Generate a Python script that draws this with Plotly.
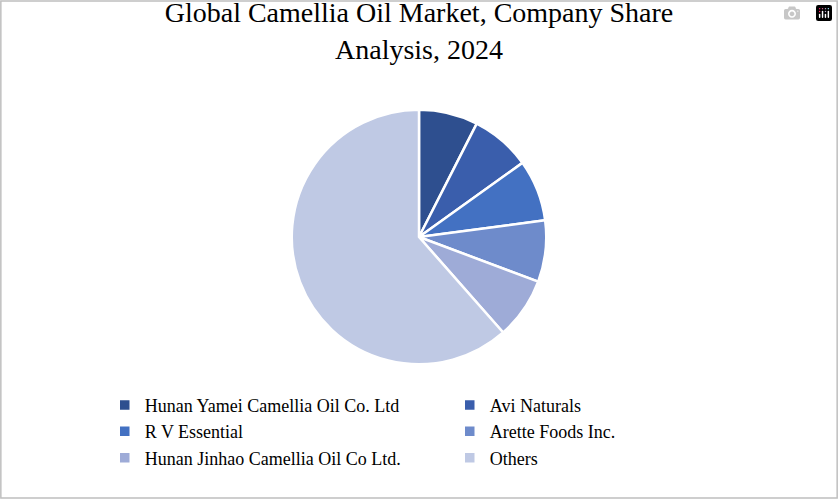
import plotly.graph_objects as go

companies = ["Hunan Yamei Camellia Oil Co. Ltd", "Avi Naturals", "R V Essential",
             "Arette Foods Inc.", "Hunan Jinhao Camellia Oil Co Ltd.", "Others"]
shares = [7.5, 7.6, 7.8, 7.8, 7.8, 61.5]
colors = ["#2E4F8F", "#3A5EAC", "#4371C2", "#6E8BCB", "#9EABD7", "#BFC9E4"]

fig = go.Figure(go.Pie(
    labels=companies, values=shares, sort=False, direction="clockwise", rotation=0,
    marker=dict(colors=colors, line=dict(color="white", width=2.5)),
    textinfo="none", hoverinfo="label+percent",
    domain=dict(x=[0.3, 0.7], y=[0.27, 0.78]),
))

fig.update_layout(
    width=838, height=499,
    paper_bgcolor="white",
    font=dict(family="Liberation Serif, DejaVu Serif, serif", color="#000"),
    title=dict(text="Global Camellia Oil Market, Company Share<br>Analysis, 2024",
               x=0.5, xanchor="center", y=0.955, yanchor="top",
               font=dict(size=28, color="#000")),
    margin=dict(l=0, r=0, t=0, b=0),
    legend=dict(orientation="h", x=0.125, xanchor="left", y=0.225, yanchor="top",
                entrywidth=300, entrywidthmode="pixels",
                font=dict(size=18), traceorder="normal", itemwidth=30),
    shapes=[dict(type="rect", xref="paper", yref="paper", x0=0.001, y0=0.002, x1=0.999, y1=0.998,
                 line=dict(color="#BFBFBF", width=1.5))],
)

fig.write_html("out.html", post_script="document.body.style.margin='0';document.body.style.overflow='hidden';")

→ **What you are asked to do**: Give the data above again in full and unchanged, skipping the pictures.

→ **Output**:
Generate a Python script that draws this with Plotly.
import plotly.graph_objects as go

companies = ["Hunan Yamei Camellia Oil Co. Ltd", "Avi Naturals", "R V Essential",
             "Arette Foods Inc.", "Hunan Jinhao Camellia Oil Co Ltd.", "Others"]
shares = [7.5, 7.6, 7.8, 7.8, 7.8, 61.5]
colors = ["#2E4F8F", "#3A5EAC", "#4371C2", "#6E8BCB", "#9EABD7", "#BFC9E4"]

fig = go.Figure(go.Pie(
    labels=companies, values=shares, sort=False, direction="clockwise", rotation=0,
    marker=dict(colors=colors, line=dict(color="white", width=2.5)),
    textinfo="none", hoverinfo="label+percent",
    domain=dict(x=[0.3, 0.7], y=[0.27, 0.78]),
))

fig.update_layout(
    width=838, height=499,
    paper_bgcolor="white",
    font=dict(family="Liberation Serif, DejaVu Serif, serif", color="#000"),
    title=dict(text="Global Camellia Oil Market, Company Share<br>Analysis, 2024",
               x=0.5, xanchor="center", y=0.955, yanchor="top",
               font=dict(size=28, color="#000")),
    margin=dict(l=0, r=0, t=0, b=0),
    legend=dict(orientation="h", x=0.125, xanchor="left", y=0.225, yanchor="top",
                entrywidth=300, entrywidthmode="pixels",
                font=dict(size=18), traceorder="normal", itemwidth=30),
    shapes=[dict(type="rect", xref="paper", yref="paper", x0=0.001, y0=0.002, x1=0.999, y1=0.998,
                 line=dict(color="#BFBFBF", width=1.5))],
)

fig.write_html("out.html", post_script="document.body.style.margin='0';document.body.style.overflow='hidden';")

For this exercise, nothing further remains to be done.